Data lines:
>>

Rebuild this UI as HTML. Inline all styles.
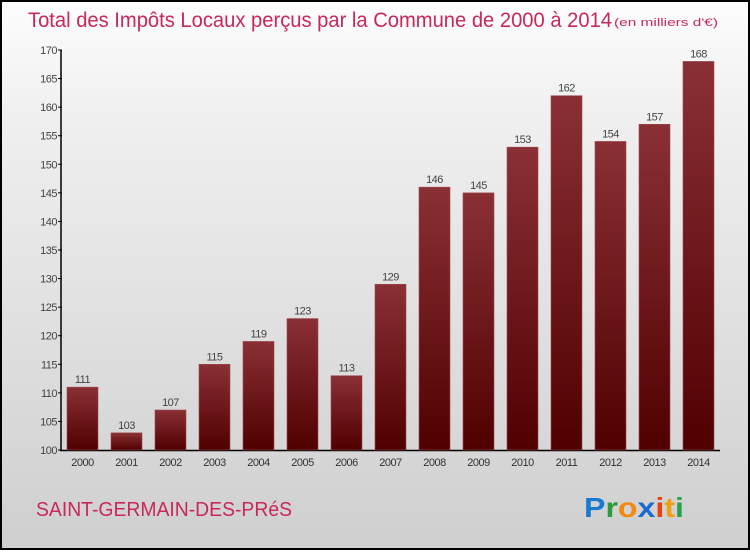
<!DOCTYPE html>
<html><head><meta charset="utf-8"><style>
html,body{margin:0;padding:0}
body{width:750px;height:550px;overflow:hidden;font-family:"Liberation Sans",sans-serif}
#wrap{position:absolute;left:0;top:0;width:746px;height:546px;border:2px solid #000;background:linear-gradient(#fdfdfd,#f0f0f0 20%,#cfcfcf)}
</style></head><body>
<div id="wrap">
<svg width="746" height="546" viewBox="2 2 746 546" id="svg">
<defs><linearGradient id="bg" x1="0" y1="0" x2="0" y2="1"><stop offset="0" stop-color="#8a3035"/><stop offset="1" stop-color="#500000"/></linearGradient></defs>
<text x="28" y="27" font-size="21" fill="#c8285a" textLength="584" lengthAdjust="spacingAndGlyphs">Total des Impôts Locaux perçus par la Commune de 2000 à 2014</text>
<text x="614" y="26" font-size="11" fill="#c8285a" textLength="104" lengthAdjust="spacingAndGlyphs">(en milliers d'€)</text>
<g id="axes"></g><g id="bars"></g>
<text x="36" y="516" font-size="20" fill="#c8285a" textLength="256" lengthAdjust="spacingAndGlyphs">SAINT-GERMAIN-DES-PRéS</text>
<text x="584" y="517" font-size="28" font-weight="bold" textLength="100" lengthAdjust="spacingAndGlyphs"><tspan fill="#1a7ad0">P</tspan><tspan fill="#2a9a3a">r</tspan><tspan fill="#f08a10">o</tspan><tspan fill="#1a6ad0">x</tspan><tspan fill="#e84010">i</tspan><tspan fill="#f0a010">t</tspan><tspan fill="#2aa04a">i</tspan></text>
</svg></div>
<script>
const years=["2000","2001","2002","2003","2004","2005","2006","2007","2008","2009","2010","2011","2012","2013","2014"];
const values=[111,103,107,115,119,123,113,129,146,145,153,162,154,157,168];
const yTicks=[100,105,110,115,120,125,130,135,140,145,150,155,160,165,170];
const NS="http://www.w3.org/2000/svg";
const y=v=>450-(v-100)*400/70, x=i=>82.5+i*44;
function mk(t,a,p){const e=document.createElementNS(NS,t);for(const k in a)e.setAttribute(k,a[k]);p.appendChild(e);return e;}
const ax=document.getElementById('axes'),bs=document.getElementById('bars');
let l=mk('line',{x1:61,y1:50,x2:61,y2:451,stroke:'#000','stroke-width':1.5},ax);


l=mk('line',{x1:60,y1:450.5,x2:720,y2:450.5,stroke:'#000','stroke-width':1.5},ax);


yTicks.forEach(v=>{
 mk('line',{x1:58,x2:62,y1:y(v),y2:y(v),stroke:'#000'},ax);
 const t=mk('text',{x:57,y:y(v)+4,'font-size':11,'text-anchor':'end',fill:'#444','letter-spacing':'-0.5'},ax);t.textContent=v;
 
 
});
years.forEach((yr,i)=>{
 const r=mk('rect',{x:x(i)-15.5,y:y(values[i]),width:31,height:450-y(values[i]),fill:'url(#bg)',stroke:'#9a4a50','stroke-width':0.6},bs);
 
 
 const t=mk('text',{x:x(i),y:y(values[i])-4,'font-size':11,'text-anchor':'middle',fill:'#444','letter-spacing':'-0.5'},bs);t.textContent=values[i];
 
 
 const xl=mk('text',{x:x(i),y:466,'font-size':11,'text-anchor':'middle',fill:'#333','letter-spacing':'-0.5'},bs);xl.textContent=yr;
 
 
});
</script>
</body></html>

<<

What to do:
Reproduce the data above in full, exactly as it is, with the pictures left out.

Solution for this exercise:
Rebuild this UI as HTML. Inline all styles.
<!DOCTYPE html>
<html><head><meta charset="utf-8"><style>
html,body{margin:0;padding:0}
body{width:750px;height:550px;overflow:hidden;font-family:"Liberation Sans",sans-serif}
#wrap{position:absolute;left:0;top:0;width:746px;height:546px;border:2px solid #000;background:linear-gradient(#fdfdfd,#f0f0f0 20%,#cfcfcf)}
</style></head><body>
<div id="wrap">
<svg width="746" height="546" viewBox="2 2 746 546" id="svg">
<defs><linearGradient id="bg" x1="0" y1="0" x2="0" y2="1"><stop offset="0" stop-color="#8a3035"/><stop offset="1" stop-color="#500000"/></linearGradient></defs>
<text x="28" y="27" font-size="21" fill="#c8285a" textLength="584" lengthAdjust="spacingAndGlyphs">Total des Impôts Locaux perçus par la Commune de 2000 à 2014</text>
<text x="614" y="26" font-size="11" fill="#c8285a" textLength="104" lengthAdjust="spacingAndGlyphs">(en milliers d'€)</text>
<g id="axes"></g><g id="bars"></g>
<text x="36" y="516" font-size="20" fill="#c8285a" textLength="256" lengthAdjust="spacingAndGlyphs">SAINT-GERMAIN-DES-PRéS</text>
<text x="584" y="517" font-size="28" font-weight="bold" textLength="100" lengthAdjust="spacingAndGlyphs"><tspan fill="#1a7ad0">P</tspan><tspan fill="#2a9a3a">r</tspan><tspan fill="#f08a10">o</tspan><tspan fill="#1a6ad0">x</tspan><tspan fill="#e84010">i</tspan><tspan fill="#f0a010">t</tspan><tspan fill="#2aa04a">i</tspan></text>
</svg></div>
<script>
const years=["2000","2001","2002","2003","2004","2005","2006","2007","2008","2009","2010","2011","2012","2013","2014"];
const values=[111,103,107,115,119,123,113,129,146,145,153,162,154,157,168];
const yTicks=[100,105,110,115,120,125,130,135,140,145,150,155,160,165,170];
const NS="http://www.w3.org/2000/svg";
const y=v=>450-(v-100)*400/70, x=i=>82.5+i*44;
function mk(t,a,p){const e=document.createElementNS(NS,t);for(const k in a)e.setAttribute(k,a[k]);p.appendChild(e);return e;}
const ax=document.getElementById('axes'),bs=document.getElementById('bars');
let l=mk('line',{x1:61,y1:50,x2:61,y2:451,stroke:'#000','stroke-width':1.5},ax);


l=mk('line',{x1:60,y1:450.5,x2:720,y2:450.5,stroke:'#000','stroke-width':1.5},ax);


yTicks.forEach(v=>{
 mk('line',{x1:58,x2:62,y1:y(v),y2:y(v),stroke:'#000'},ax);
 const t=mk('text',{x:57,y:y(v)+4,'font-size':11,'text-anchor':'end',fill:'#444','letter-spacing':'-0.5'},ax);t.textContent=v;
 
 
});
years.forEach((yr,i)=>{
 const r=mk('rect',{x:x(i)-15.5,y:y(values[i]),width:31,height:450-y(values[i]),fill:'url(#bg)',stroke:'#9a4a50','stroke-width':0.6},bs);
 
 
 const t=mk('text',{x:x(i),y:y(values[i])-4,'font-size':11,'text-anchor':'middle',fill:'#444','letter-spacing':'-0.5'},bs);t.textContent=values[i];
 
 
 const xl=mk('text',{x:x(i),y:466,'font-size':11,'text-anchor':'middle',fill:'#333','letter-spacing':'-0.5'},bs);xl.textContent=yr;
 
 
});
</script>
</body></html>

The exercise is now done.